Critical Temperature
The Superconducting Transition and Its RF Consequences
The critical temperature marks a sharp thermodynamic phase transition. Above Tc a metal behaves as an ordinary conductor with finite resistance and skin-effect loss that grows as the square root of frequency. Below Tc the conduction electrons condense into Cooper pairs that carry current without scattering, so the DC resistance falls to zero. The microscopic explanation is the BCS theory, which relates the superconducting energy gap to the transition temperature by 2Δ(0) ≈ 3.52 kBTc. A higher Tc therefore implies a larger gap, and the gap is what suppresses thermal excitation of quasiparticles that would otherwise dissipate RF energy.
At microwave frequencies a superconductor is not perfectly lossless. The oscillating field still accelerates the small population of unpaired quasiparticles, producing a residual surface resistance Rs. This BCS surface resistance scales as f2 and as exp(-Δ/kBT), so it falls steeply as the operating temperature drops below Tc. That exponential dependence is why niobium cavities are cooled to 2 K rather than just below 9.3 K, and why a thin-film filter is held one or two kelvin below the point where loss becomes acceptable rather than right at the edge of the transition.
Because Tc sets both the achievable loss reduction and the required cryogenics, it is the first number an engineer evaluates when choosing a superconducting material for a cavity, a planar receive filter, or a kinetic-inductance detector. The trade is straightforward: a niobium device offers the lowest residual loss but demands liquid-helium cooling, while a high-temperature superconductor accepts modestly higher loss in exchange for inexpensive 77 K operation.
Governing Relations for Tc
2Δ(0) ≈ 3.52 × kB × Tc
BCS surface resistance (T < Tc/2):
Rs ≈ (A × f2 / T) × exp(−Δ / (kB × T))
Critical field temperature dependence:
Bc(T) ≈ Bc(0) × [1 − (T / Tc)2]
Where kB = Boltzmann constant, Δ = superconducting energy gap, f = RF frequency, A = material constant. Example: niobium with Tc = 9.3 K gives 2Δ(0) ≈ 2.8 meV; cooling from 4.2 K to 2.0 K lowers Rs by roughly an order of magnitude.

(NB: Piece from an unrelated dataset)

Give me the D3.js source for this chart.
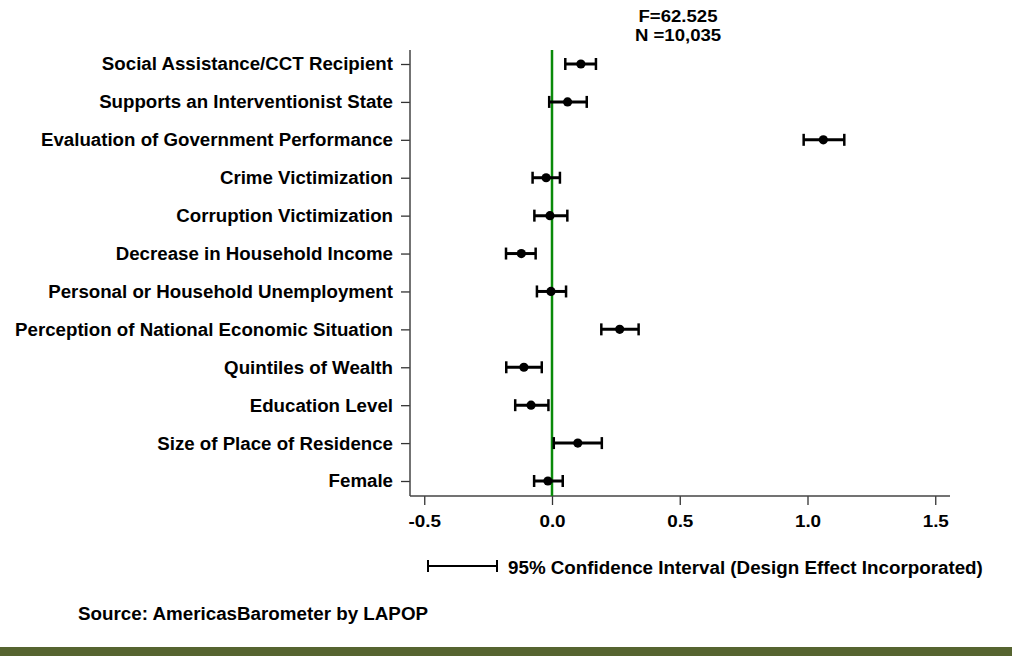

Critical Temperature of Common RF Superconductors
| Material | Tc (K) | Type | Typical Coolant | RF Use |
|---|---|---|---|---|
| Aluminum | 1.2 | Type I (elemental) | Dilution / He-3 | Qubit resonators, KIDs |
| Niobium (Nb) | 9.3 | Type II (elemental) | Liquid He (2 to 4.2 K) | SRF accelerator cavities |
| NbTi | 9.5 | Type II (alloy) | Liquid He | Magnets, feed lines |
| Nb3Sn | 18.3 | Type II (A15) | Liquid He / 4 K cryocooler | High-gradient cavities |
| MgB2 | 39 | Type II | 20 K cryocooler | Compact resonators |
| YBCO (HTS) | 92 | Type II (cuprate) | Liquid N2 (77 K) | Base-station receive filters |
| TlBaCaCuO (HTS) | 105 to 125 | Type II (cuprate) | Liquid N2 / cryocooler | Thin-film microwave filters |
Frequently Asked Questions
What is the critical temperature of niobium and why is it the standard for SRF cavities?
Pure niobium has the highest Tc of any element at 9.3 K, so it dominates superconducting RF cavity construction. Run at 2 K with superfluid helium, the BCS surface resistance falls into the nano-ohm range and unloaded Q exceeds 1010. The 9.3 K margin protects against thermal quench even under several watts of dynamic heat load, and niobium's high lower critical field lets it tolerate the strong RF wall fields before going normal.
How far below Tc must a superconducting RF device operate to be useful?
As a rule of thumb, hold the operating temperature at or below about Tc/2, because Rs scales as exp(−Δ/kBT) and Δ tracks Tc. Niobium SRF cavities run at 2 to 4.2 K; a YBCO film (Tc ≈ 90 K) drops well below copper loss at 65 to 77 K. Running too near Tc risks thermal runaway, since local heating cuts the margin and raises loss in a positive-feedback loop.
Why do high-temperature superconductors allow 77 K cooling instead of liquid helium?
HTS cuprates such as YBCO (Tc ≈ 92 K) and thallium films (Tc ≈ 105 to 125 K) have transition temperatures above the 77 K boiling point of liquid nitrogen. Because Tc exceeds 77 K, they stay superconducting under inexpensive liquid-nitrogen or single-stage cryocooler cooling, avoiding the multi-stage 4 K plant that niobium needs. That is what made HTS receive filters practical for cellular base stations.